- **What the task asks**:
Include the line with "(linc) at (pinc.center)" and every line before it in the entries below, echoed exactly, but not the pictures.

- **Dataset**:
[Begin]

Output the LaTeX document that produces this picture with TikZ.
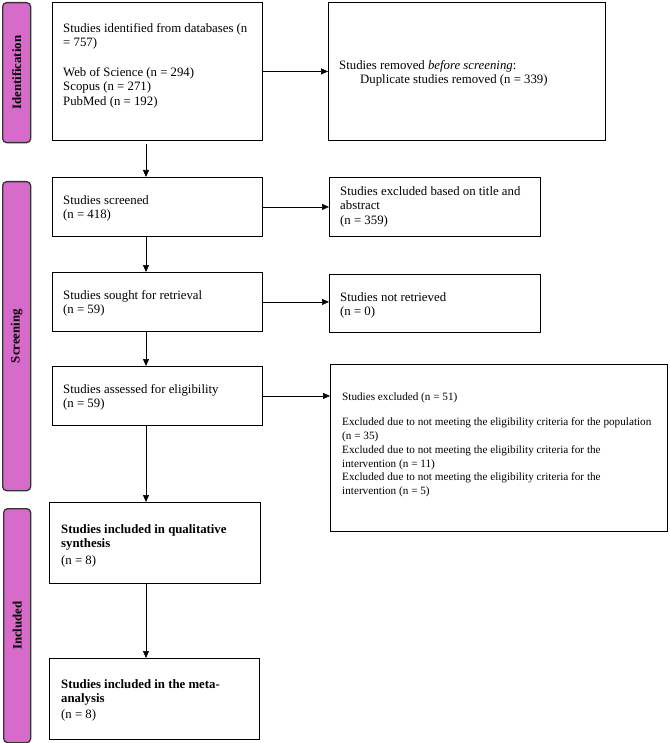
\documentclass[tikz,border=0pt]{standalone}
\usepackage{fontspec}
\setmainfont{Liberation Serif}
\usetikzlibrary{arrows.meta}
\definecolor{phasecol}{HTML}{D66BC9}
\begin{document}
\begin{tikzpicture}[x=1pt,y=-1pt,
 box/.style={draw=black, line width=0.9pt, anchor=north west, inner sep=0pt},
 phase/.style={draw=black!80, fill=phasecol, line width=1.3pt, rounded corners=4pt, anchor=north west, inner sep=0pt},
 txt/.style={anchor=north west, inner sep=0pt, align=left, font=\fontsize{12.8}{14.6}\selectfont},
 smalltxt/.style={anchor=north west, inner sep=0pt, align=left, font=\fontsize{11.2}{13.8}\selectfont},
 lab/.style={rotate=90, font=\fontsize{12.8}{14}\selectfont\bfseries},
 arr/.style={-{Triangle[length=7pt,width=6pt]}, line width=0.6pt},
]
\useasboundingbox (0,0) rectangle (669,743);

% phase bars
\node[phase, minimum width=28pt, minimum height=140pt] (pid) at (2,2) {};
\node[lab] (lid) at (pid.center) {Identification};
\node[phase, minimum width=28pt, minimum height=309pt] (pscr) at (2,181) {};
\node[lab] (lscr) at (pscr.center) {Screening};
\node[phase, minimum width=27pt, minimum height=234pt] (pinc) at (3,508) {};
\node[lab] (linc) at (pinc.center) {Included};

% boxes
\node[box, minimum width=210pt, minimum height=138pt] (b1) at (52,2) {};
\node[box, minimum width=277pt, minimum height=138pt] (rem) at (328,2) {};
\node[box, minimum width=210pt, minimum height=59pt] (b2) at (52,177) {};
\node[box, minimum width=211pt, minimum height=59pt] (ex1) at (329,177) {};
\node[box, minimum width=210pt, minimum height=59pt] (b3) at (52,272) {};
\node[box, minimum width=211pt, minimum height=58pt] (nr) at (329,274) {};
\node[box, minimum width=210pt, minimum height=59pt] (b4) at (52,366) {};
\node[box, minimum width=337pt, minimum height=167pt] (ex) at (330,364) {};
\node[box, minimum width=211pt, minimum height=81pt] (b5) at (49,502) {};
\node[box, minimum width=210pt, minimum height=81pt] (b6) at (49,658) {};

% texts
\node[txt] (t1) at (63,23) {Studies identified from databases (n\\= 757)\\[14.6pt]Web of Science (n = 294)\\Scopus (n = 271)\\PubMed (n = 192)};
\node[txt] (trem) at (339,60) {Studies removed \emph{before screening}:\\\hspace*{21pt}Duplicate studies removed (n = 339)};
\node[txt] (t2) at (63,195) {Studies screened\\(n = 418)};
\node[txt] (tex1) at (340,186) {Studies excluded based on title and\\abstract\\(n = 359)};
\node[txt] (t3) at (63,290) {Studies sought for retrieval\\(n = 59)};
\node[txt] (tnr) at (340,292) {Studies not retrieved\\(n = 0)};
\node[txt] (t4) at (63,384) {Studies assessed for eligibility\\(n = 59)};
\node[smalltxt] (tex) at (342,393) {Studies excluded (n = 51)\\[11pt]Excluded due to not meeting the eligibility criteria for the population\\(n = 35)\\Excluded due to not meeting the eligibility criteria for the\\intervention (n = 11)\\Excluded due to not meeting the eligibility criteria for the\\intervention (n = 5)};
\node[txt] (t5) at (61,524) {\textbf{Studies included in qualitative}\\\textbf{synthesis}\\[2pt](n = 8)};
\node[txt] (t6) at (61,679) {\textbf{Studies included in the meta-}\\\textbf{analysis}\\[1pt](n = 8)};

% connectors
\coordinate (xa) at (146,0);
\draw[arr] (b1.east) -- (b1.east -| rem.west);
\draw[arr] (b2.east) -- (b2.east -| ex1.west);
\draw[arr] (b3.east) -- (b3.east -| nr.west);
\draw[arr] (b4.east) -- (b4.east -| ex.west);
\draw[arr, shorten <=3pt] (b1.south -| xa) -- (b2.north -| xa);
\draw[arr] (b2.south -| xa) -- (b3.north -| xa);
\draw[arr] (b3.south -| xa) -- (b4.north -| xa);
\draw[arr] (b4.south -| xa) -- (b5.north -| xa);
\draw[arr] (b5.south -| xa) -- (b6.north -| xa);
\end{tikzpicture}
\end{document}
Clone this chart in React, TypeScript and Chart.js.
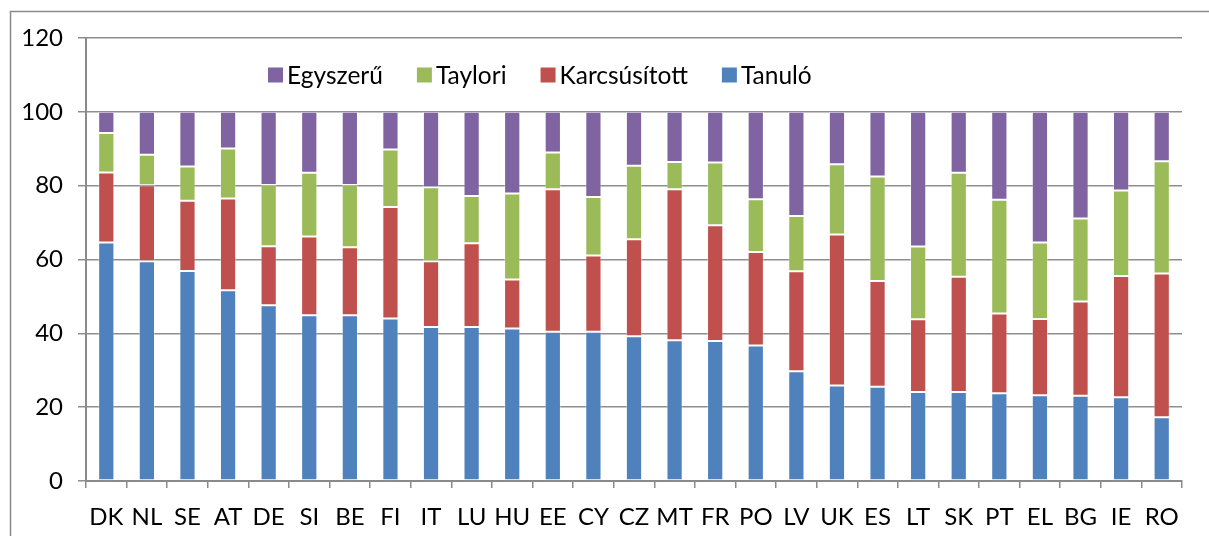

[End]

- **Reply**:
Output the LaTeX document that produces this picture with TikZ.
\documentclass[tikz,border=0pt]{standalone}
\usepackage{fontspec}
\setmainfont{Liberation Serif}
\usetikzlibrary{arrows.meta}
\definecolor{phasecol}{HTML}{D66BC9}
\begin{document}
\begin{tikzpicture}[x=1pt,y=-1pt,
 box/.style={draw=black, line width=0.9pt, anchor=north west, inner sep=0pt},
 phase/.style={draw=black!80, fill=phasecol, line width=1.3pt, rounded corners=4pt, anchor=north west, inner sep=0pt},
 txt/.style={anchor=north west, inner sep=0pt, align=left, font=\fontsize{12.8}{14.6}\selectfont},
 smalltxt/.style={anchor=north west, inner sep=0pt, align=left, font=\fontsize{11.2}{13.8}\selectfont},
 lab/.style={rotate=90, font=\fontsize{12.8}{14}\selectfont\bfseries},
 arr/.style={-{Triangle[length=7pt,width=6pt]}, line width=0.6pt},
]
\useasboundingbox (0,0) rectangle (669,743);

% phase bars
\node[phase, minimum width=28pt, minimum height=140pt] (pid) at (2,2) {};
\node[lab] (lid) at (pid.center) {Identification};
\node[phase, minimum width=28pt, minimum height=309pt] (pscr) at (2,181) {};
\node[lab] (lscr) at (pscr.center) {Screening};
\node[phase, minimum width=27pt, minimum height=234pt] (pinc) at (3,508) {};
\node[lab] (linc) at (pinc.center) {Included};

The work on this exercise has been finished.